Only the audience knows that Carl came to this country to see Georgia perform, and having seen her he believes that she is too old for the part of 20-year-old St. Anne in his new play. Sidney and Carl go to Maine and decide to try out the second act with the theater group, with Pamela in the role of St. Anne. During the performance, Pamela sings, "Loch Lomond." Pamela's performance is a revelation, and they offer her the role of St. Anne. Pamela is very excited, and promises to work hard, but does not know she is taking over a role that her mother assumes to be hers.

Sidney tells Pamela to go away someplace quiet and learn the script, and without telling him, Pamela travels to Hawaii to ask her mother to coach her. On her journey, pineapple king John Arlen notices her practicing the play. He thinks that she is a troubled girl who just got jilted by her love, and sets out to distract her by posing as a stowaway, with the help of his friend, the ship's captain. Eventually they figure out the truth about each other and become friends. Pamela arrives in Honolulu, only to find that her mother is not resting, but is preparing herself rigorously to play the lead in St. Anne.

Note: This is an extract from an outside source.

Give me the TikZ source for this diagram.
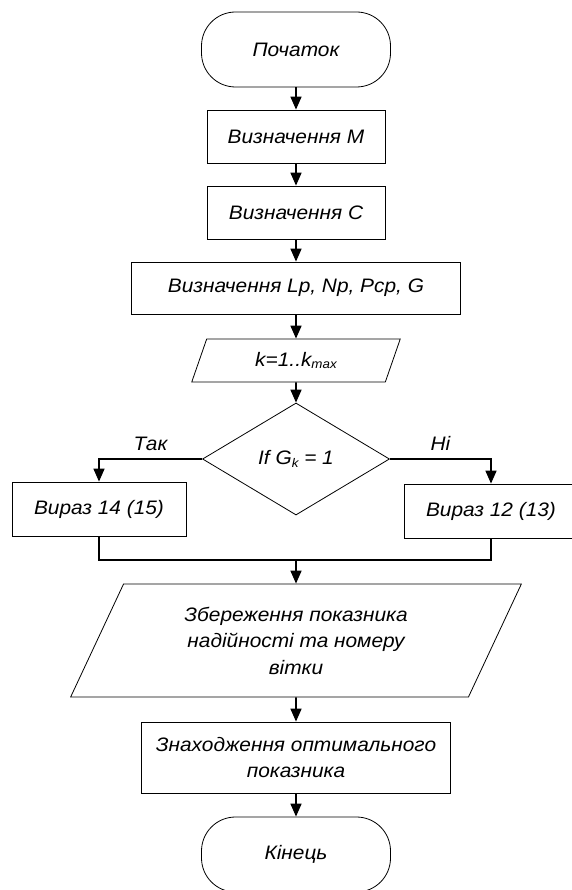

Not wanting to hurt her mother, she decides to give up the role. To keep Georgia from learning the truth, she asks John to take the two of them to dinner in order to avoid an 8 p.m. phone call from Sidney. Pam ducks back to the house to take the call, and Sidney tells her that he and Ober will be there in a week. She is overheard by Sara, who promises not to tell Georgia. However, Sara does prompt Georgia to consider quitting for a season. Pamela, John and Georgia go out to many dinners and spend time together. Pamela convinces herself that she will quit acting completely and marry John.

Meanwhile, John has fallen in love with Georgia. At the Governor's Luau, he tries to avoid Pamela. He knows her intentions and wants to propose to Georgia before Pamela gets the chance to propose to him. He gets Pamela to sing "Quando me n'vo - When I go along," from "La bohème". After she finishes the song, while the crowd mills around her, John takes Georgia outside and proposes and she accepts. Sidney and Ober walk into the ballroom and she tells them that she will not perform St. Anne: She wants “a few years of a real honeymoon.” She suggests that Pam play it. Pamela is angry at first, at the news of the engagement, but she was not really in love with John. Cut to the theater to the last act of St. Anne, set in a church. Pamela, dressed in her nun's habit, sings Schubert's "Ave Maria", while John and Georgia, Sara and Freddie, Sidney and a beaming Ober—watch, entranced.

==Cast==
- Deanna Durbin as Pamela Drake
- Kay Francis as Georgia Drake
- Walter Pidgeon as John Arlen
- Eugene Pallette as Gov. Allen
- Henry Stephenson as Capt. Andrew
- Cecilia Loftus as Sara Frankenstein
- Samuel S. Hinds as Sidney Simpson
- Lewis Howard as Fred 'Freddie' Miller
- S.Z. Sakall as Karl Ober
- Fritz Feld as Oscar
- Virginia Brissac as Miss Holden, Summer Stock Teacher
- Romaine Callender as Mr. Evans, Summer Stock Teacher
- Joe King as First Mate Dan Kelly
- Mary Kelley as Lil Alden, Governor's Wife
- Eddie Polo as Quartermaster
- Harry Owens and His Royal Hawaiians as Group Performers
- Harry Owens as himself, Leader of Harry Owens and His Royal Hawaiians

==Production==
Joseph Anthony and Jane Hall did an early draft. Universal signed Norman Krasna to write the script in September 1939. Durbin was meant to tour Europe and give a Royal Command performance in September but this was cancelled due to the war and she started production on this film instead.

The film was shot in 54 days. Director William Seiter was borrowed from Fox.